En même temps que la personnalité de Talleyrand-Périgord, l’exposition de la Nationale évoque sa famille, ce qui nous fait remonter haut dans le passé, l’antiquité de la lignée étant attestée par une peinture représentant Adalbert, comte de la Marche et du Périgord, l’ancêtre qui répondit à la question d’Hugues Capet : « Qui t’a fait comte ? ». — « Ceux-là mêmes qui t’ont fait roi. ». Talleyrand avait encore parmi ses ascendants : Hélie de Talleyrand, dit le Cardinal de Périgord, dont son ami Pétrarque disait « qu’il estimait plus beau de faire des papes que de l’être », le marquis de Chalais, exécuté à Nantes pour avoir conspiré contre Louis XIII, Colbert qui… bref, une belle galerie d’illustres ! Comment s’étonner qu’avec de pareils répondants, notre Talleyrand ait été soupçonné d’avoir poursuivi, après la mort de Mirabeau, la politique de conciliation avec la Cour ?

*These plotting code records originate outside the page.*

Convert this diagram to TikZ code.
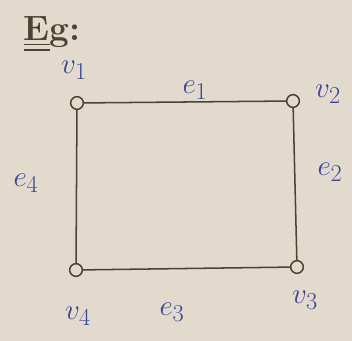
\documentclass[tikz,border=0pt]{standalone}
\usepackage{amsmath}
\usetikzlibrary{positioning}
\definecolor{paper}{RGB}{226,218,204}
\definecolor{pencil}{RGB}{80,66,50}
\definecolor{inkblue}{RGB}{58,70,150}
\tikzset{
  vertex/.style={circle, draw=pencil, line width=1.3pt, inner sep=0pt, minimum size=0.38cm},
  edge/.style={draw=pencil, line width=1.3pt},
  lbl/.style={text=inkblue, font=\fontsize{28}{32}\selectfont, inner sep=0pt}
}
\begin{document}
\begin{tikzpicture}[x=0.03cm, y=-0.03cm]
  % paper
  \fill[paper] (0,0) rectangle (352,341);
  \useasboundingbox (0,0) rectangle (352,341);
  % heading
  \node[text=pencil, font=\fontsize{30}{34}\selectfont\bfseries, inner sep=0pt] (eg) at (52,34) {\underline{\underline{E}}g:};
  % vertices
  \node[vertex] (v1) at (77,103) {};
  \node[vertex] (v2) at (293,101) {};
  \node[vertex] (v3) at (297,267) {};
  \node[vertex] (v4) at (76,270) {};
  % edges
  \draw[edge] (v1) -- (v2);
  \draw[edge] (v2) -- (v3);
  \draw[edge] (v3) -- (v4);
  \draw[edge] (v4) -- (v1);
  % labels
  \node[lbl] (l1) at (74,70) {$v_{1}$};
  \node[lbl] (l2) at (328,94) {$v_{2}$};
  \node[lbl] (l3) at (305,300) {$v_{3}$};
  \node[lbl] (l4) at (78,316) {$v_{4}$};
  \node[lbl] (e1) at (195,90) {$e_{1}$};
  \node[lbl] (e2) at (330,172) {$e_{2}$};
  \node[lbl] (e3) at (172,312) {$e_{3}$};
  \node[lbl] (e4) at (26,183) {$e_{4}$};
\end{tikzpicture}
\end{document}
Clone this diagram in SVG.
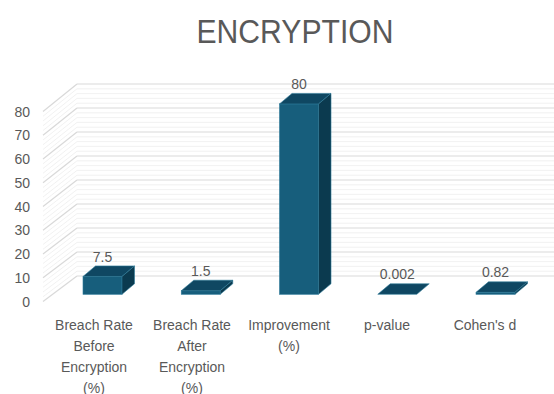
<svg xmlns="http://www.w3.org/2000/svg" width="554" height="394" viewBox="0 0 554 394">
<style>
.t{font-family:"Liberation Sans",Arial,sans-serif;fill:#595959}
.ax{font-size:14px;text-anchor:end}
.val{font-size:14px;text-anchor:middle}
.cat{font-size:14px;text-anchor:middle}
.maj{stroke:#d9d9d9;stroke-width:1.2;fill:none}
.min{stroke:#eeeeee;stroke-width:0.8;fill:none}
.front{fill:#175e7c;stroke:#2d7a99;stroke-width:0.6}
.top{fill:#0f4762;stroke:#2d7a99;stroke-width:0.6}
.side{fill:#0b3a4f;stroke:#2d7a99;stroke-width:0.6}
</style>
<rect width="554" height="394" fill="#ffffff"/>
<text class="t" x="295" y="43.3" font-size="34" text-anchor="middle" textLength="197" lengthAdjust="spacingAndGlyphs">ENCRYPTION</text>
<g id="gridlines">
<g class="min">
<path d="M77 271.2H554M77 266.4H554M77 261.6H554M77 256.8H554M77 247.2H554M77 242.4H554M77 237.6H554M77 232.8H554M77 223.2H554M77 218.4H554M77 213.6H554M77 208.8H554M77 199.2H554M77 194.4H554M77 189.6H554M77 184.8H554M77 175.2H554M77 170.4H554M77 165.6H554M77 160.8H554M77 151.2H554M77 146.4H554M77 141.6H554M77 136.8H554M77 127.2H554M77 122.4H554M77 117.6H554M77 112.8H554M77 103.2H554M77 98.4H554M77 93.6H554M77 88.8H554"/>
<path d="M43 296.75L77 271.2M43 292L77 266.4M43 287.25L77 261.6M43 282.5L77 256.8M43 273L77 247.2M43 268.25L77 242.4M43 263.5L77 237.6M43 258.75L77 232.8M43 249.25L77 223.2M43 244.5L77 218.4M43 239.75L77 213.6M43 235L77 208.8M43 225.5L77 199.2M43 220.75L77 194.4M43 216L77 189.6M43 211.25L77 184.8M43 201.75L77 175.2M43 197L77 170.4M43 192.25L77 165.6M43 187.5L77 160.8M43 178L77 151.2M43 173.25L77 146.4M43 168.5L77 141.6M43 163.75L77 136.8M43 154.25L77 127.2M43 149.5L77 122.4M43 144.75L77 117.6M43 140L77 112.8M43 130.5L77 103.2M43 125.75L77 98.4M43 121L77 93.6M43 116.25L77 88.8"/>
</g>
<g class="maj">
<path d="M77 276H554M77 252H554M77 228H554M77 204H554M77 180H554M77 156H554M77 132H554M77 108H554M77 84H554"/>
<path d="M43 301.5L77 276M43 277.75L77 252M43 254L77 228M43 230.25L77 204M43 206.5L77 180M43 182.75L77 156M43 159L77 132M43 135.25L77 108M43 111.5L77 84"/>
</g>
</g>
<g id="axis">
<text class="t ax" x="30" y="306.5">0</text>
<text class="t ax" x="30" y="282.75">10</text>
<text class="t ax" x="30" y="259">20</text>
<text class="t ax" x="30" y="235.25">30</text>
<text class="t ax" x="30" y="211.5">40</text>
<text class="t ax" x="30" y="187.75">50</text>
<text class="t ax" x="30" y="164">60</text>
<text class="t ax" x="30" y="140.25">70</text>
<text class="t ax" x="30" y="116.5">80</text>
</g>
<g id="bar-before">
<rect class="front" x="83" y="276.45" width="39" height="17.85"/>
<polygon class="top" points="83,276.45 122,276.45 134.5,265.95 95.5,265.95"/>
<polygon class="side" points="122,276.45 122,294.3 134.5,283.8 134.5,265.95"/>
<text class="t val" x="102.5" y="261.5">7.5</text>
</g>
<g id="bar-after">
<rect class="front" x="181.25" y="290.73" width="39" height="3.57"/>
<polygon class="top" points="181.25,290.73 220.25,290.73 232.75,280.23 193.75,280.23"/>
<polygon class="side" points="220.25,290.73 220.25,294.3 232.75,283.8 232.75,280.23"/>
<text class="t val" x="200.75" y="275.7">1.5</text>
</g>
<g id="bar-improvement">
<rect class="front" x="279.5" y="103.9" width="39" height="190.4"/>
<polygon class="top" points="279.5,103.9 318.5,103.9 331,93.4 292,93.4"/>
<polygon class="side" points="318.5,103.9 318.5,294.3 331,283.8 331,93.4"/>
<text class="t val" x="299" y="89">80</text>
</g>
<g id="bar-pvalue">
<polygon class="top" points="377.75,294.3 416.75,294.3 429.25,283.8 390.25,283.8"/>
<text class="t val" x="397.25" y="279.3">0.002</text>
</g>
<g id="bar-cohen">
<rect class="front" x="476" y="292.35" width="39" height="1.95"/>
<polygon class="top" points="476,292.35 515,292.35 527.5,281.85 488.5,281.85"/>
<polygon class="side" points="515,292.35 515,294.3 527.5,283.8 527.5,281.85"/>
<text class="t val" x="495.5" y="277.3">0.82</text>
</g>
<g id="categories">
<text class="t cat" x="94"><tspan x="94" y="330">Breach Rate</tspan><tspan x="94" y="351">Before</tspan><tspan x="94" y="372">Encryption</tspan><tspan x="94" y="393">(%)</tspan></text>
<text class="t cat" x="192"><tspan x="192" y="330">Breach Rate</tspan><tspan x="192" y="351">After</tspan><tspan x="192" y="372">Encryption</tspan><tspan x="192" y="393">(%)</tspan></text>
<text class="t cat" x="289"><tspan x="289" y="330">Improvement</tspan><tspan x="289" y="351">(%)</tspan></text>
<text class="t cat" x="387" y="330">p-value</text>
<text class="t cat" x="485" y="330">Cohen's d</text>
</g>
</svg>
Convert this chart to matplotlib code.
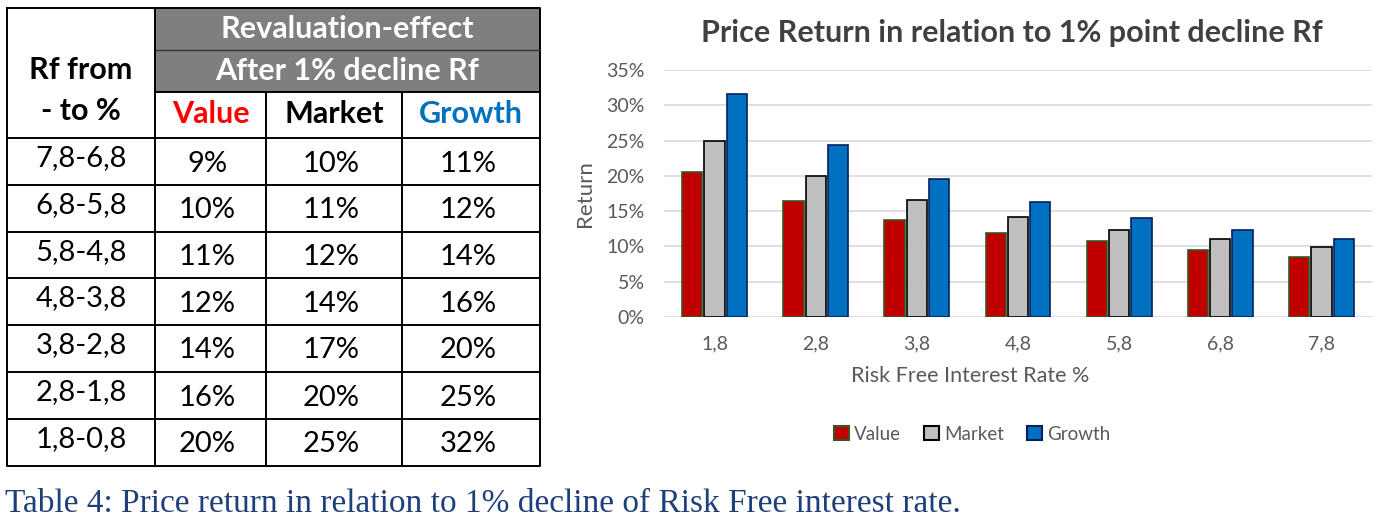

Mais laissons l’histoire aux historiens. Ce ne sont pas les documents les plus importants qui retiennent toujours le plus longuement l’attention des curieux. Pour ma part, un écrit de Talleyrand intitulé Des loteries m’a semblé plein d’intérêt. Talleyrand, joueur impénitent, s’y élève vertueusement contre l’immoralité des jeux de hasard. Lui au gouvernement, notre tiercé serait aboli. Il y a aussi : un soulier énorme, adapté au pied droit, pied-bot, de Talleyrand ; une canne en ivoire sur laquelle il s’appuya ; la silhouette de Carlos, épagneul chéri ; une montre ornée d’une miniature représentant la duchesse de Dino, nièce charmante ; des lettres au style direct adressées aux familiers, celles surtout dans lesquelles il s’enquiert tendrement, en grand-oncle gâteau (ou en père ?), de la santé, des leçons de musique et des distractions de Pauline de Périgord. Le prince de Bénévent s’efface. Un homme apparaît. On oublie le bas de soie.